Daniel Trust Foundation
- Founder: Daniel Trust
- Type: 501(c) organization
- Focus: Youth Mentoring and College Scholarships
- Region served: Bridgeport, CT and New York City

= Daniel Trust Foundation =

Daniel Trust Foundation is a youth development non-profit organization founded by Daniel Trust. It was launched in 2009 and provides mentorship and scholarship opportunities to high school seniors and student-selected recognition and funding for high school teachers. The foundation has offices in Bridgeport, Connecticut and New York City, and aims to be a student run organization for students by students.

The foundation awards students who have demonstrated academic excellence, activism or community service and commitment to pursuing higher education. The Kathy Silver Award is the foundation's teacher recognition program. In the scholarship application, students nominate an impactful high school teacher who is then considered for the award. It is a 501(c)(3) organization with scholars and teacher honorees from Connecticut, California, New York, and Georgia.

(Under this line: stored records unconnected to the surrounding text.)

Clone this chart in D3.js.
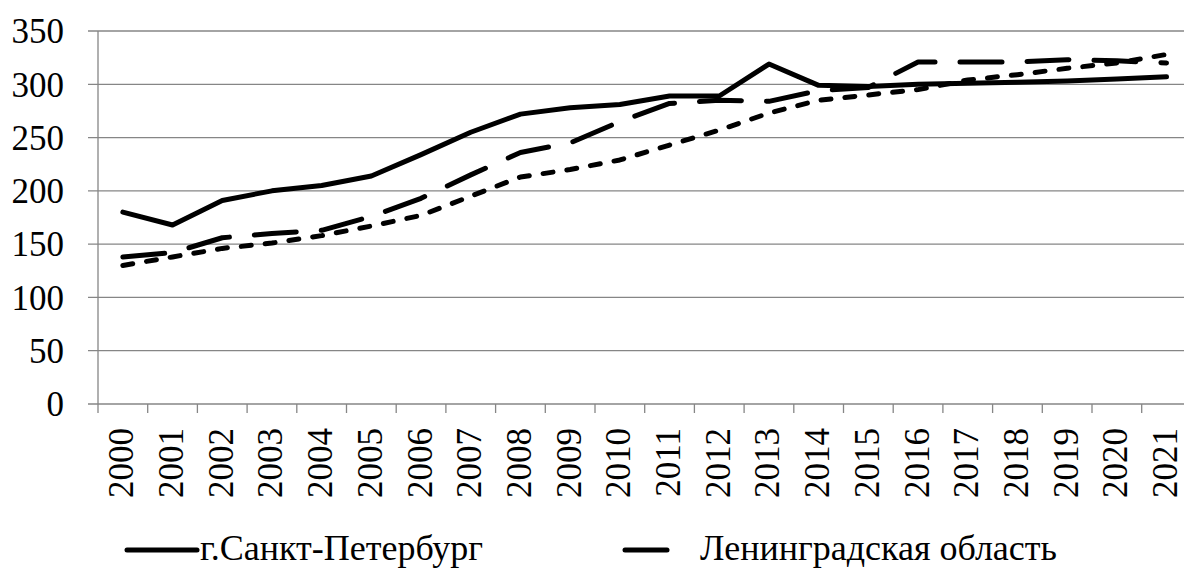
<!DOCTYPE html>
<html>
<head>
<meta charset="utf-8">
<script src="https://cdn.jsdelivr.net/npm/d3@7"></script>
<style>
  html, body { margin: 0; padding: 0; background: #fff; overflow: hidden; }
  svg { display: block; }
</style>
</head>
<body>
<div id="chart"></div>
<script>
const YEARS = ['2000', '2001', '2002', '2003', '2004', '2005', '2006', '2007', '2008', '2009', '2010',
  '2011', '2012', '2013', '2014', '2015', '2016', '2017', '2018', '2019', '2020', '2021'];

const SPB = [180, 168, 191, 200, 205, 214, 234, 255, 272, 278, 281, 289, 289, 319, 299, 298, 300, 301, 302, 303, 305, 307];
const LENOBL = [138, 142, 156, 160, 163, 176, 193, 215, 236, 245, 265, 282, 285, 284, 294, 297, 321, 321, 321, 323, 322, 320];
const THIRD = [130, 138, 146, 151, 158, 167, 177, 195, 213, 220, 229, 243, 257, 273, 285, 290, 295, 304, 309, 315, 320, 328];

const Y_TICKS = [0, 50, 100, 150, 200, 250, 300, 350];

const SERIES = [
  { name: 'г.Санкт-Петербург', values: SPB, dash: null, legend: true },
  { name: 'Ленинградская область', values: LENOBL, dash: '42,25', legend: true },
  { name: 'Российская Федерация', values: THIRD, dash: '10,14', legend: false },
];

(function () {
  const width = 1184;
  const height = 569;
  const FONT = "'Liberation Serif', Tinos, 'Times New Roman'";
  const GRID = '#868686';

  const plotLeft = 98;
  const plotRight = 98 + 22 * 49.7;
  const plotTop = 31;
  const plotBottom = 404;

  const svg = d3.select('#chart')
    .append('svg')
    .attr('width', width)
    .attr('height', height);

  const x = d3.scaleBand().domain(YEARS).range([plotLeft, plotRight]).padding(0);
  const y = d3.scaleLinear().domain([0, 350]).range([plotBottom, plotTop]);

  // horizontal grid + left ticks
  Y_TICKS.forEach(t => {
    svg.append('line')
      .attr('x1', plotLeft - 10)
      .attr('x2', plotRight)
      .attr('y1', y(t))
      .attr('y2', y(t))
      .attr('stroke', GRID)
      .attr('stroke-width', 1.3);

    svg.append('text')
      .attr('x', 64)
      .attr('y', y(t))
      .attr('dy', '0.35em')
      .attr('text-anchor', 'end')
      .style('font-family', FONT)
      .style('font-size', '35px')
      .attr('fill', '#000')
      .text(t);
  });

  // left axis
  svg.append('line')
    .attr('x1', plotLeft)
    .attr('x2', plotLeft)
    .attr('y1', plotTop)
    .attr('y2', plotBottom + 9)
    .attr('stroke', GRID)
    .attr('stroke-width', 1.3);

  // x ticks at category boundaries + rotated labels
  YEARS.forEach(yr => {
    const bx = x(yr) + x.bandwidth();
    svg.append('line')
      .attr('x1', bx)
      .attr('x2', bx)
      .attr('y1', plotBottom)
      .attr('y2', plotBottom + 9)
      .attr('stroke', GRID)
      .attr('stroke-width', 1.3);

    svg.append('text')
      .attr('transform', `translate(${x(yr) + x.bandwidth() / 2},428) rotate(-90)`)
      .attr('dy', '0.3em')
      .attr('text-anchor', 'end')
      .style('font-family', FONT)
      .style('font-size', '35px')
      .attr('fill', '#000')
      .text(yr);
  });

  // series lines
  const line = d3.line()
    .x((d, i) => x(YEARS[i]) + x.bandwidth() / 2)
    .y(d => y(d));

  SERIES.slice().reverse().forEach(s => {
    svg.append('path')
      .attr('d', line(s.values))
      .attr('fill', 'none')
      .attr('stroke', '#000')
      .attr('stroke-width', 5)
      .attr('stroke-linecap', 'round')
      .attr('stroke-linejoin', 'round')
      .attr('stroke-dasharray', s.dash);
  });

  // legend (third entry falls outside the picture)
  const legendPos = [
    { x1: 127, x2: 197, tx: 200 },
    { x1: 625, x2: 670, tx: 700 },
  ];
  SERIES.filter(s => s.legend).forEach((s, i) => {
    const p = legendPos[i];
    svg.append('line')
      .attr('x1', p.x1)
      .attr('x2', p.x2)
      .attr('y1', 550)
      .attr('y2', 550)
      .attr('stroke', '#000')
      .attr('stroke-width', 5)
      .attr('stroke-linecap', 'round')
      .attr('stroke-dasharray', s.dash);

    svg.append('text')
      .attr('x', p.tx)
      .attr('y', 560)
      .style('font-family', FONT)
      .style('font-size', '36px')
      .attr('fill', '#000')
      .text(s.name);
  });
})();
</script>
</body>
</html>
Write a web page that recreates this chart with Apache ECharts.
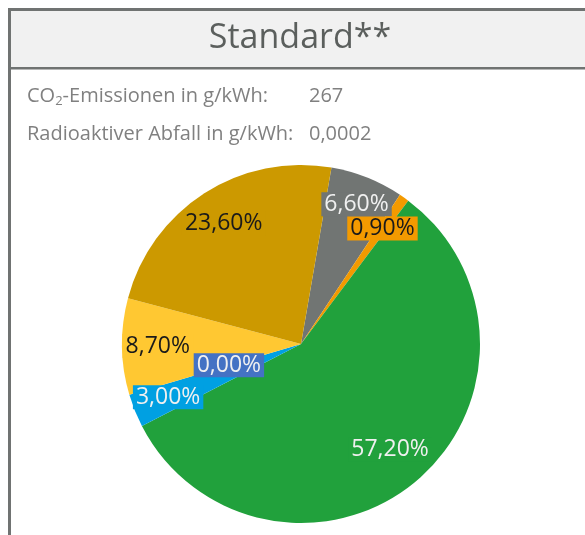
<!DOCTYPE html>
<html>
<head>
<meta charset="utf-8">
<script src="https://cdn.jsdelivr.net/npm/echarts@6/dist/echarts.min.js"></script>
<style>
  html, body { margin: 0; padding: 0; background: #fff; }
  #chart { width: 585px; height: 535px; }
</style>
</head>
<body>
<div id="chart"></div>
<script>
// Strommix "Standard" – Anteile in Prozent (im Uhrzeigersinn ab oben)
const categories = ['Kernkraft', 'Sonstige fossile', 'Erneuerbare', 'Erdgas', 'Sonstige', 'Steinkohle', 'Braunkohle'];
const shares = [6.6, 0.9, 57.2, 3.0, 0.0, 8.7, 23.6];
const infoLabels = ['CO{sub|2}-Emissionen in g/kWh:', 'Radioaktiver Abfall in g/kWh:'];
const infoValues = ['267', '0,0002'];

const sliceColors = ['#717573', '#f39a00', '#21a13c', '#00a0e2', '#4472c4', '#ffc832', '#cc9900'];
const labelColors = ['#f0f0f0', '#1a1a1a', '#f0f0f0', '#f0f0f0', '#f0f0f0', '#1a1a1a', '#1a1a1a'];
// Abstand der Beschriftung vom Mittelpunkt, Anteil am Radius
const labelDist = [0.84, 0.79, 0.77, 0.80, 0.42, 0.80, 0.80];

const font = '"Open Sans", "Noto Sans", sans-serif';
const cx = 301, cy = 344, R = 179;

const myChart = echarts.init(document.getElementById('chart'));

const pieData = categories.map((name, i) => ({
  name: name,
  value: shares[i],
  itemStyle: { color: sliceColors[i] },
  label: { color: labelColors[i], backgroundColor: sliceColors[i] }
}));

const option = {
  animation: false,
  graphic: [
    // Rahmen + Kopfzeile
    { type: 'rect', shape: { x: 9.5, y: 9.5, width: 600, height: 560 },
      style: { fill: '#fff', stroke: '#707372', lineWidth: 3 }, z: 0 },
    { type: 'rect', shape: { x: 11, y: 11, width: 590, height: 56 },
      style: { fill: '#f1f1f1' }, z: 1 },
    { type: 'rect', shape: { x: 9, y: 67, width: 590, height: 2.5 },
      style: { fill: '#707372' }, z: 1 },
    { type: 'text', x: 300, y: 38, z: 2,
      style: { text: 'Standard**', font: '400 34px ' + font, fill: '#5b5f5d',
               align: 'center', verticalAlign: 'middle' } },
    ...infoLabels.map((t, i) => ({
      type: 'text', x: 27, y: 96 + i * 38, z: 2,
      style: { text: t, fontSize: 20, fontFamily: font, fill: '#808080',
               verticalAlign: 'middle',
               rich: { sub: { fontSize: 13, fontFamily: font, fill: '#808080', padding: [10, 0, 0, 0] } } }
    })),
    ...infoValues.map((t, i) => ({
      type: 'text', x: 309, y: 96 + i * 38, z: 2,
      style: { text: t, fontSize: 20, fontFamily: font, fill: '#808080', verticalAlign: 'middle' }
    }))
  ],
  series: [
    {
      type: 'pie',
      center: [cx, cy],
      radius: R,
      startAngle: 80.2,
      clockwise: true,
      avoidLabelOverlap: false,
      z: 3,
      itemStyle: { borderWidth: 0 },
      label: {
        show: true,
        position: 'inside',
        fontSize: 23,
        fontFamily: font,
        lineHeight: 24,
        padding: [0, 3],
        formatter: p => p.value.toFixed(2).replace('.', ',') + '%'
      },
      labelLine: { show: false },
      emphasis: { disabled: true },
      // Beschriftungen entlang der Winkelhalbierenden verschieben
      labelLayout: function (p) {
        const r = p.labelRect;
        const lx = r.x + r.width / 2, ly = r.y + r.height / 2;
        const d = Math.hypot(lx - cx, ly - cy) || 1;
        const target = labelDist[p.dataIndex] * R;
        return { dx: (lx - cx) / d * target - (lx - cx), dy: (ly - cy) / d * target - (ly - cy) };
      },
      data: pieData
    }
  ]
};

myChart.setOption(option);
</script>
</body>
</html>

Since its inception, six scholars have appeared on lifestyle Connecticut TV shows life Better Connecticut on WFSB, Connecticut Style on WTNH, and Our Lives on News 12 Connecticut.

==Mission==

The Daniel Trust Foundation aims to serve low-income, first-generation and underrepresented students. The scholarship and mentorship program helps plan student's education and career goals. The foundation also recognizes and awards deserving teachers with grants.

==Programs==

The Daniel Trust Scholarship Program is a 4-year $2,000 scholarship designed to support its recipients' educational endeavors. The scholarship is awarded to high school seniors who are working to improve their local and international communities through activism and public service. Recipients of this scholarship receive $500 annually to fund college textbook expenses as well as other college materials.

In 2015, the foundation started a mentorship program for local Bridgeport High School students. The foundation aims to provide resources to students beyond the Scholarship program. The mentorship program provides college readiness, teen driving education and financial literacy.

In 2014, the foundation awarded eight scholarships. Four out of the eight Scholars were from the Bridgeport Education system. In 2015, the foundation awarded seven scholarships. In 2016, the foundation awarded fifteen scholarships, with twelve out of the fifteen scholars from the Bridgeport Education system. The recipients' causes ranged from contributing to the special needs/disabled community, promoting world peace to advocating for human rights to building schools overseas in Africa. Daniel Trust Foundation Scholars are currently attending the country’s most prestigious universities including the University of California at Berkeley, Harvard University, University of North Carolina at Chapel Hill, American University, and Yale.